Rodin himself waited until he possessed a thorough knowledge of marble and the manner of treating it; it was a stroke of fate by which he rediscovered the phenomena of envelopment that had so transported him in the Municipal Museum. He had by that time the wisdom to guard himself from doing anything inconsistent with his material. He followed out the suggestions it gave him, and developed an infinite variety in the methods of handling it.
On his return from Italy he continued to be haunted by the unsurpassable vigor of Michelangelo's workmanship. He sought to discover what was the outstanding gift that conferred upon him this power and this mysterious empire over the spirit. Until then, with the majority of artists of the modern school, he had believed that the chief quality of sculpture lay in seizing the _character_ of the model; but he came to see how many works concerned only with expressing character fail of real significance. Since 1830 how many romanticists have sacrificed to character without leaving any works that are lasting!

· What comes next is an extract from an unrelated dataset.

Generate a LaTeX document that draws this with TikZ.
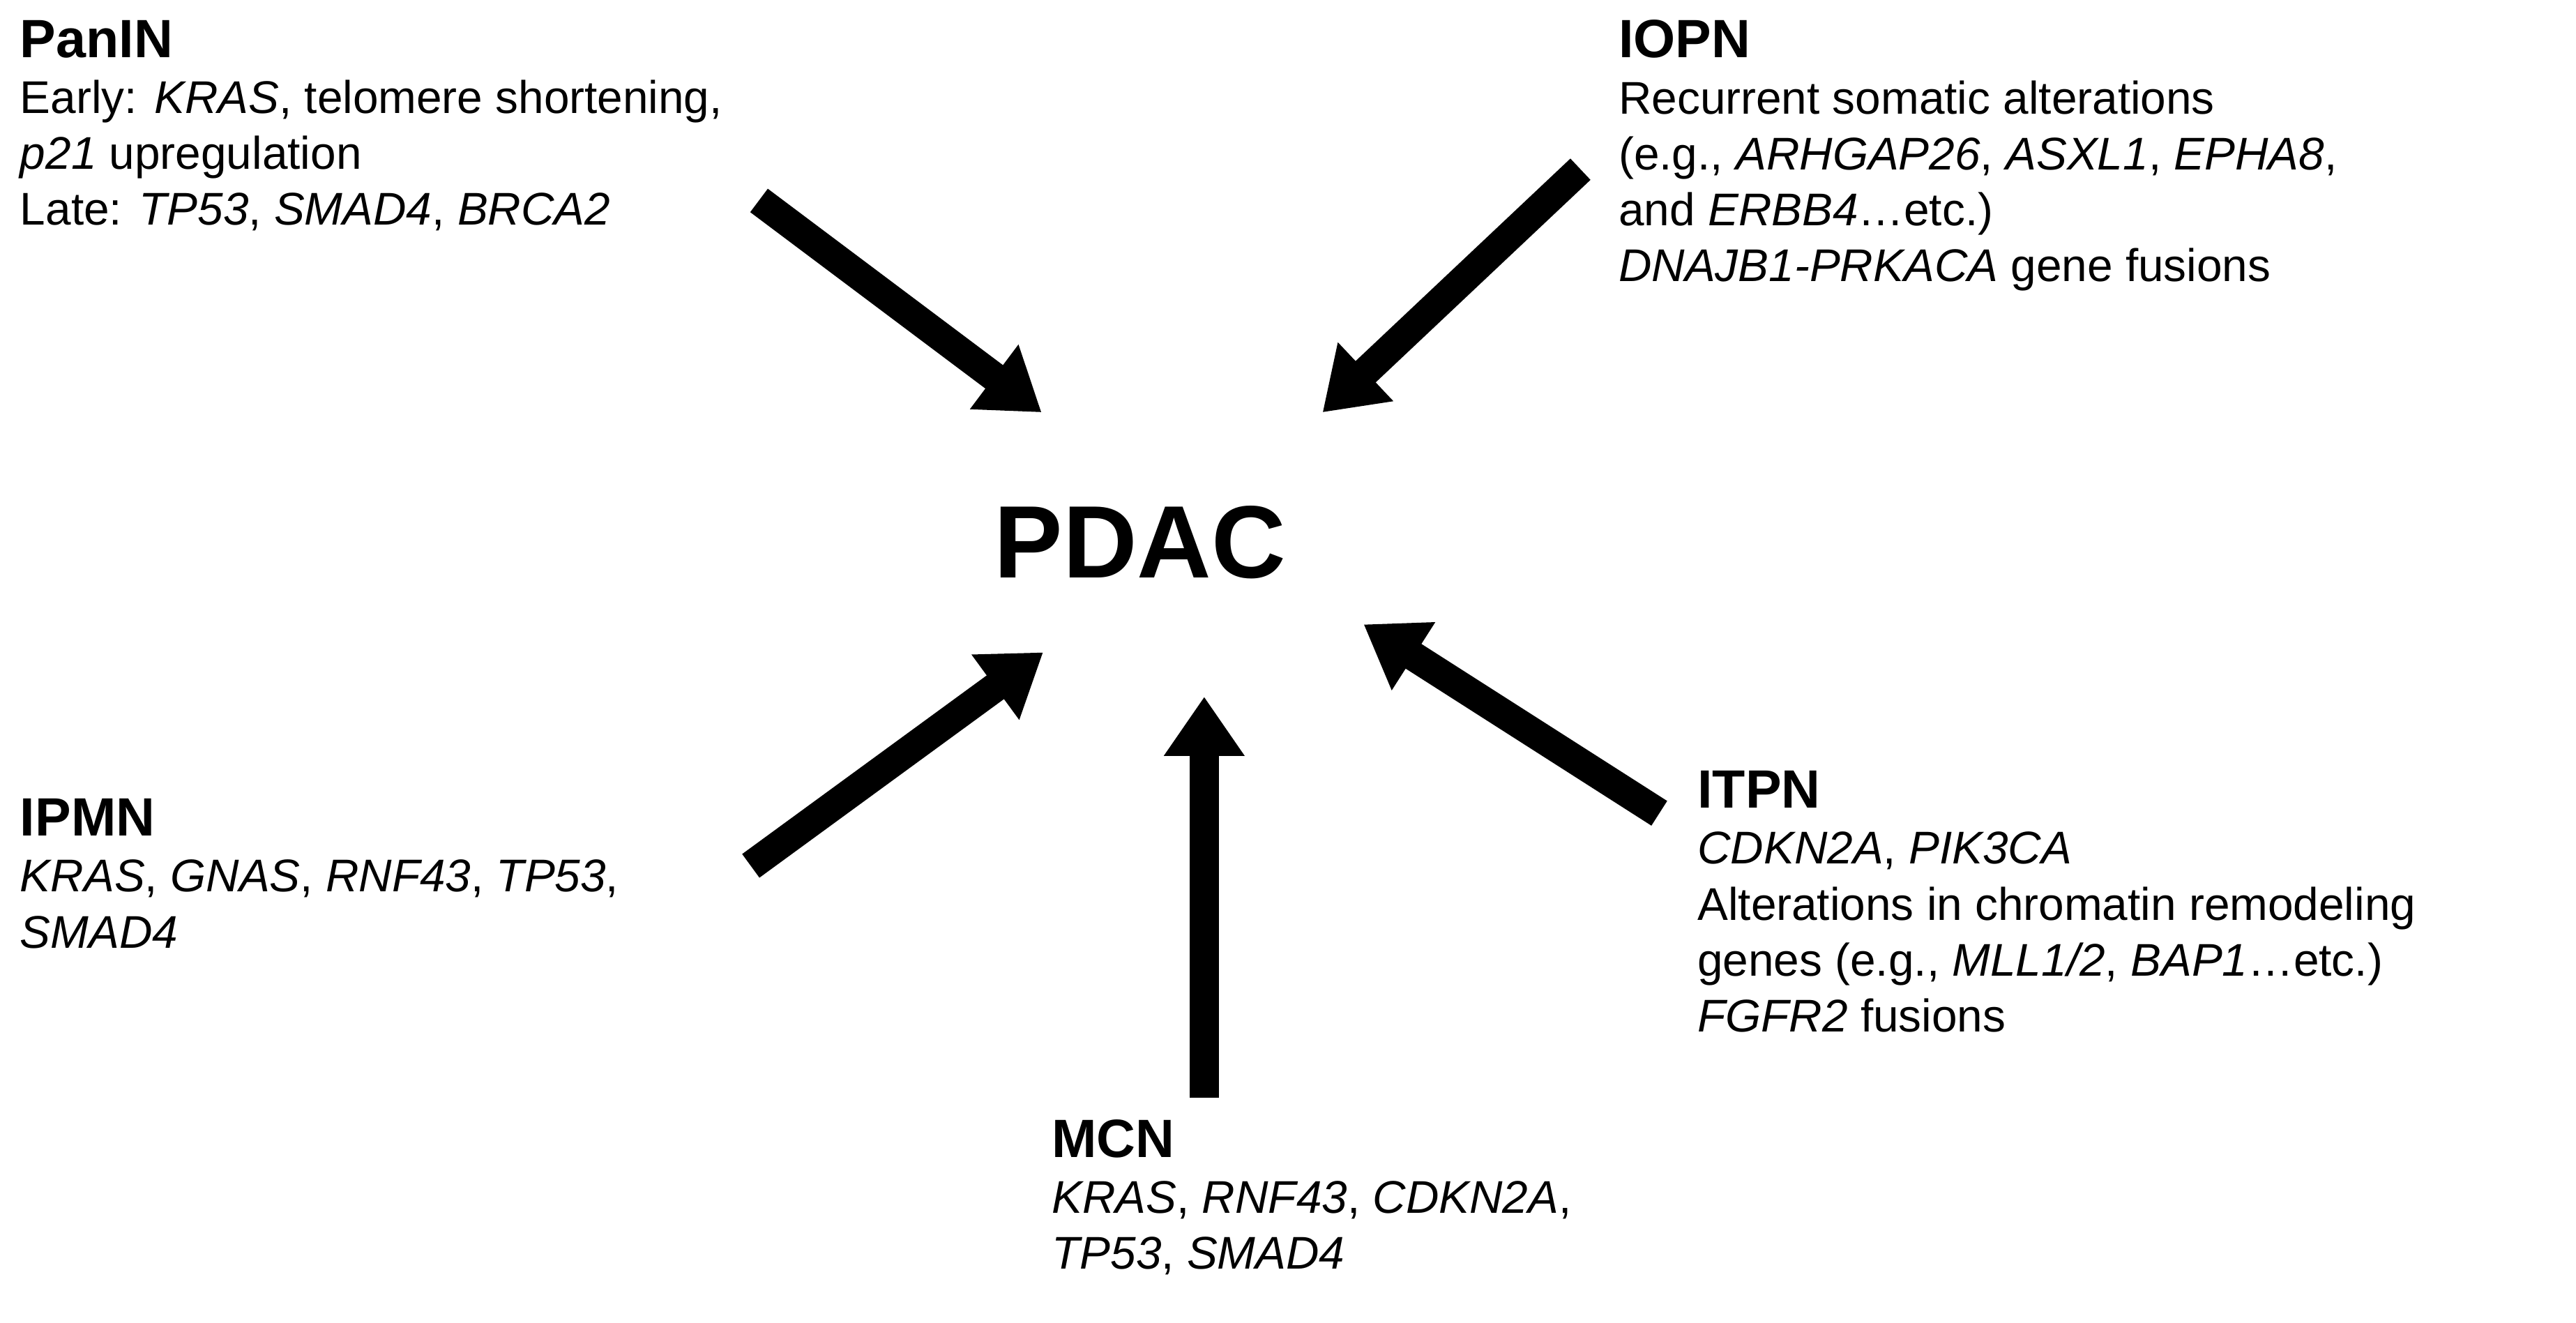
\documentclass[tikz,border=0pt]{standalone}
\usepackage{fontspec}
\setmainfont{Liberation Sans}
\usetikzlibrary{arrows.meta}
\newcommand{\blocktitle}[1]{{\fontsize{22}{27}\selectfont\bfseries #1}}
\begin{document}
\begin{tikzpicture}[
  x=0.02356cm, y=-0.02356cm,
  block/.style = {
    anchor=north west,
    align=left,
    inner sep=0pt,
    font=\fontsize{18.7}{22.8}\selectfont,
  },
  route/.style = {
    line width=0.42cm,
    -{Triangle[length=0.85cm,width=1.1cm]},
  },
]
  \useasboundingbox (0,0) rectangle (1568,805);

  \node[font=\fontsize{42}{48}\selectfont\bfseries] (pdac) at (694,330) {PDAC};

  \node[block] (panin) at (12,12) {\blocktitle{PanIN}\\[0pt]
    Early: \textit{KRAS}, telomere shortening,\\
    \textit{p21} upregulation\\
    Late: \textit{TP53}, \textit{SMAD4}, \textit{BRCA2}};

  \node[block] (iopn) at (985,12) {\blocktitle{IOPN}\\[0pt]
    Recurrent somatic alterations\\
    (e.g., \textit{ARHGAP26}, \textit{ASXL1}, \textit{EPHA8},\\
    and \textit{ERBB4}\ldots etc.)\\
    \textit{DNAJB1-PRKACA} gene fusions};

  \node[block] (ipmn) at (12,486) {\blocktitle{IPMN}\\[0pt]
    \textit{KRAS}, \textit{GNAS}, \textit{RNF43}, \textit{TP53},\\
    \textit{SMAD4}};

  \node[block] (mcn) at (640,681) {\blocktitle{MCN}\\[0pt]
    \textit{KRAS}, \textit{RNF43}, \textit{CDKN2A},\\
    \textit{TP53}, \textit{SMAD4}};

  \node[block] (itpn) at (1033,469) {\blocktitle{ITPN}\\[0pt]
    \textit{CDKN2A}, \textit{PIK3CA}\\
    Alterations in chromatin remodeling\\
    genes (e.g., \textit{MLL1/2}, \textit{BAP1}\ldots etc.)\\
    \textit{FGFR2} fusions};

  % arrow ends
  \coordinate (panin-s) at (462,122);
  \coordinate (panin-e) at (634,251);
  \coordinate (iopn-s) at (962,103);
  \coordinate (iopn-e) at (805,251);
  \coordinate (ipmn-s) at (457,527);
  \coordinate (ipmn-e) at (635,397);
  \coordinate (mcn-s) at (733,668);
  \coordinate (mcn-e) at (733,424);
  \coordinate (itpn-s) at (1010,495);
  \coordinate (itpn-e) at (830,380);

  \draw[route] (panin-s) -- (panin-e);
  \draw[route] (iopn-s) -- (iopn-e);
  \draw[route] (ipmn-s) -- (ipmn-e);
  \draw[route] (mcn-s) -- (mcn-e);
  \draw[route] (itpn-s) -- (itpn-e);
\end{tikzpicture}
\end{document}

After his journey Rodin decided that the strength of Michelangelo lay undoubtedly in his _movement_. Returning to his studio, he executed a quantity of sketches and even large figures like "The Creation of Man," the title of which, although he had not been to Rome, is a souvenir of the frescos of the Sistine Chapel; he made busts like that of Bellona, after having directed his models to assume Michelangelesque poses. For all this, he did not attain to the grandeur, the soul-disturbing authority of the Florentine master.
Without becoming discouraged, he went on observing ceaselessly. Far from imposing upon his model positions thought out in advance, he left him free to wander about the studio at the pleasure of his own caprice, ready to arrest him at a word when a beautiful movement passed before his eyes. Then, six months after his return from Italy, he found that the model assumed of his own accord the very poses of which Michelangelo alone had seemed to him to possess the secret; he realized that the sublime sculptor had taken them direct from nature, from the rhythm of the human body in action, and that he had done nothing but seize and immortalize them.
"Michelangelo," he says, "revealed me to myself, revealed to me the truth of forms. I went to Florence to find what I possessed in Paris and elsewhere, but it is he who taught me this."
This does not prevent certain critics from asserting out of the depth of their incompetence that he has never felt the influence of this master and that he has never even given his work serious consideration. Those who know Rodin well know that, on the contrary, he never fails to give serious consideration to anything which is worth considering at all and that his power of observation is the basis of his genius. Always seeking a final method, he came back to the idea with which his earliest education had already inspired him and which his self-communings had only confirmed: that the value of sculpture lies entirely in the _modeling_. This is the secret of Michelangelo; it is also that of the ancients and of all the great artists of the past and of modern times. For the rest, through his spacious movements, his balancing of equal masses, the sculptor of the tombs taught him that the supreme quality consists in seeking in the modeling the _living, determining line of the scheme_, the supple axis of the human body.
He himself held this principle of the ancients, of whom he was a disciple, as far as modeling is concerned, while in his composition and his handling of light he is a Gothic.